At the start of the 2005 season, Cabrera was listed as the Orioles #2 starter, thanks to a dominating Grapefruit League performance. His performance was extremely up-and-down, however. Though he had many utterly dominating performances, he had an equal number of disastrous outings. His 2005 ERA of 4.52 belies the inconsistency he experienced from start to start.
During 2005, Cabrera's name surfaced in trade rumors involving A.J. Burnett of the Florida Marlins. These trade rumors never reached fruition, however, and Burnett and Cabrera both remained with their respective teams for the duration of the season.
Cabrera once again demonstrated his potential with some dominating performances against major-league caliber rosters while pitching in the WBC. Many baseball experts, including ESPN analysts Rob Neyer and Peter Gammons, predicted a breakout season for Cabrera in 2006. However, on July 14, 2006, Cabrera, after showing inconsistency at the major league level (leading the majors in both walks (75) and wild pitches (13)), was optioned to Triple-A Ottawa.
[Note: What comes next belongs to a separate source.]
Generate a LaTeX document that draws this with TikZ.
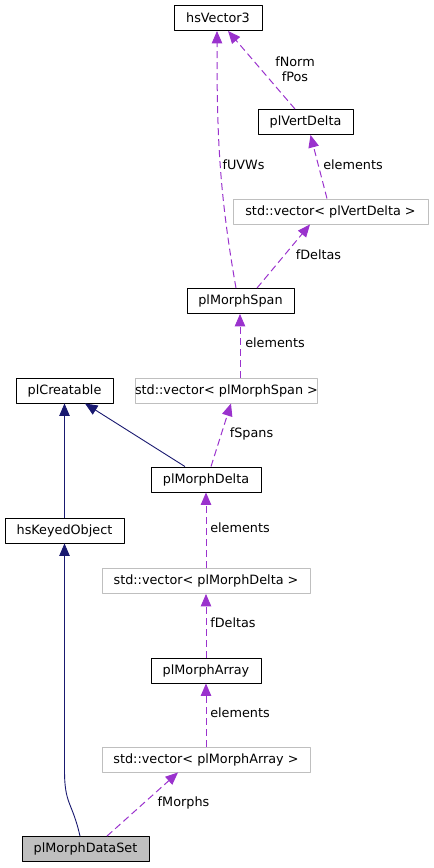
\documentclass[tikz,border=0pt]{standalone}
\usepackage{fontspec}
\setmainfont{DejaVu Sans}
\usetikzlibrary{arrows.meta}
\definecolor{depcol}{HTML}{9A32CD}
\definecolor{inhcol}{HTML}{191970}
\definecolor{vecgray}{HTML}{BFBFBF}

\begin{document}
\begin{tikzpicture}[x=1pt, y=1pt, line join=round,
  font=\fontsize{12.8}{15}\selectfont,
  cls/.style={draw=black, line width=0.9pt, minimum height=25pt, inner sep=0pt},
  vec/.style={draw=vecgray, line width=0.9pt, minimum height=25pt, inner sep=0pt},
  dep/.style={depcol, line width=1pt, dash pattern=on 7pt off 4pt, -{Triangle[length=12.5pt,width=10.5pt]}},
  inh/.style={inhcol, line width=0.9pt, -{Triangle[length=12.5pt,width=10.5pt]}},
  lbl/.style={inner sep=0pt, text height=9pt, text depth=2.5pt}]
  \useasboundingbox (0,0) rectangle (434,-868);

  % Classes
  \node[cls, minimum width=88pt] (hsv) at (218,-18) {hsVector3};
  \node[cls, minimum width=95pt] (pvd) at (305.5,-122) {plVertDelta};
  \node[vec, minimum width=195pt] (vpvd) at (330.5,-211.5) {std::vector< plVertDelta >};
  \node[cls, minimum width=107pt] (mspan) at (240.5,-301) {plMorphSpan};
  \node[vec, minimum width=179pt] (vmspan) at (226.5,-390.5) {std::vector< plMorphSpan >};
  \node[cls, minimum width=97pt] (creat) at (64.5,-390.5) {plCreatable};
  \node[cls, minimum width=110pt] (mdelta) at (206,-479.5) {plMorphDelta};
  \node[cls, minimum width=119pt] (keyed) at (64.5,-530.5) {hsKeyedObject};
  \node[vec, minimum width=208pt] (vmdelta) at (206,-581) {std::vector< plMorphDelta >};
  \node[cls, minimum width=110pt] (marray) at (206,-670.5) {plMorphArray};
  \node[vec, minimum width=208pt] (vmarray) at (206,-759.5) {std::vector< plMorphArray >};
  \node[cls, fill=vecgray, minimum width=127pt] (mdataset) at (85.5,-849) {plMorphDataSet};

  % Inheritance
  \coordinate (kbend) at (64.5,-770);
  \draw[inh] (keyed) -- (creat);
  \draw[inh] ([xshift=-21pt]mdelta.north) -- ([xshift=20.5pt]creat.south);
  \draw[inh] ([xshift=-5.5pt]mdataset.north) .. controls +(-8,35) and +(0,-35) .. (kbend) -- (keyed.south);

  % Usage
  \draw[dep] ([xshift=21.5pt]mdataset.north) -- ([xshift=-28pt]vmarray.south);
  \draw[dep] (vmarray) -- (marray);
  \draw[dep] (marray) -- (vmdelta);
  \draw[dep] (vmdelta) -- (mdelta);
  \draw[dep] ([xshift=5pt]mdelta.north) -- ([xshift=4.5pt]vmspan.south);
  \draw[dep] ([xshift=13.5pt]vmspan.north) -- ([xshift=-0.5pt]mspan.south);
  \draw[dep] ([xshift=16.5pt]mspan.north) -- ([xshift=-20.5pt]vpvd.south);
  \draw[dep] ([xshift=-4.5pt]mspan.north) to[out=100, in=-90] ([xshift=-1pt]hsv.south);
  \draw[dep] ([xshift=-3.5pt]vpvd.north) -- ([xshift=5pt]pvd.south);
  \draw[dep] ([xshift=-10.5pt]pvd.north) -- ([xshift=10pt]hsv.south);

  % Labels
  \node[inner sep=0pt, align=center] (lnormpos) at (295,-69.5) {fNorm\\fPos};
  \node[lbl] (lelem1) at (353,-166) {elements};
  \node[lbl] (luvw) at (243.5,-166) {fUVWs};
  \node[lbl] (ldelta1) at (318.5,-256) {fDeltas};
  \node[lbl] (lelem2) at (275,-344) {elements};
  \node[lbl] (lspans) at (251.5,-434) {fSpans};
  \node[lbl] (lelem3) at (240,-529) {elements};
  \node[lbl] (ldelta2) at (233,-624) {fDeltas};
  \node[lbl] (lelem4) at (240,-714) {elements};
  \node[lbl] (lmorphs) at (183.5,-803) {fMorphs};
\end{tikzpicture}
\end{document}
To take his place in the starting rotation, left-hander Adam Loewen was recalled from Ottawa.
Cabrera was recalled on August 7, 2006, and pitched a complete game shutout against the Toronto Blue Jays on August 19, 2006, allowing only five hits. On September 28, 2006, Cabrera took a no-hitter into the 9th inning against the New York Yankees before surrendering a line drive single to Robinson Canó. He completed the game, only giving up that one hit.
Cabrera was ejected in the fourth inning for throwing a beanball at the head of the Boston Red Sox's second baseman, Dustin Pedroia on September 7, 2007, after a third base balk. MLB commentators have cited this as being another instance of Cabrera being a man of massive potential with poor major league career execution. On September 13, 2007, he was suspended six games by Major League Baseball for the incident.
In 2007, he had the lowest range factor of all major league pitchers, 0.75.
In 2008, Cabrera was 5-1 with a 3.48 ERA through 10 starts, but fell off after that. He finished the year leading the majors in hit batters (18) and had the majors' worst strikeout:walk ratio (1.06), and led the American League in wild pitches (15), and finished second in the AL with 90 walks. Overall, he finished the season 8-10 with a 5.25 ERA. On December 12, the Orioles gave up on Cabrera and did not tender him a contract.
On December 29, 2008, Cabrera signed a one-year deal with the Washington Nationals. On April 19, 2009, Cabrera reached base safely for the first time in his career with a four pitch walk. He struck out 18 times in a row beforehand.
On May 26, 2009, Cabrera was designated for assignment, and once clearing waivers the Nationals announced that he would be released.
On November 4, 2009, Cabrera filed for free agency
On January 14, 2010, Cabrera signed a minor league contract with the Chicago White Sox with an invite to spring training.
On March 17, 2010, Cabrera was released by the White Sox.
Cabrera throws three pitches: a fastball, a curveball, and a changeup. His fastball is his strongest pitch—he is able to throw it consistently in the upper 90s, with significant sinking and tailing action. He throws two different curveballs. One is a sharp-breaking, hard curve that behaves like a slurve and tops out in the mid-upper 80s. He also throws a looping, 12-6 curveball that tops out in the high 70s. Cabrera's changeup is improving, though in 2005 it was extremely inconsistent. He featured this pitch with more effectiveness while representing the Dominican Republic in the inaugural World Baseball Classic.
Cabrera's mix of velocity and pitch movement have enabled him to rack up impressive strikeout numbers, as evidenced by his excellent K rate in 2005 (8.8 K/9). However, he has had difficulties with control, as is often the case with a power pitcher of his size and level of experience. His career walk rate is an extremely high 5.1 BB/9; his career high for walks in a single game is 9, most recently in a bizarre outing where in addition to his walks, which loaded the bases in three of his five innings, fanned 10 batters and allowed only one run to cross the plate, on a wild pitch.
Though displaying tremendous potential for success, Cabrera is sometimes chastised for his perceived lack of mental toughness and overall inconsistency.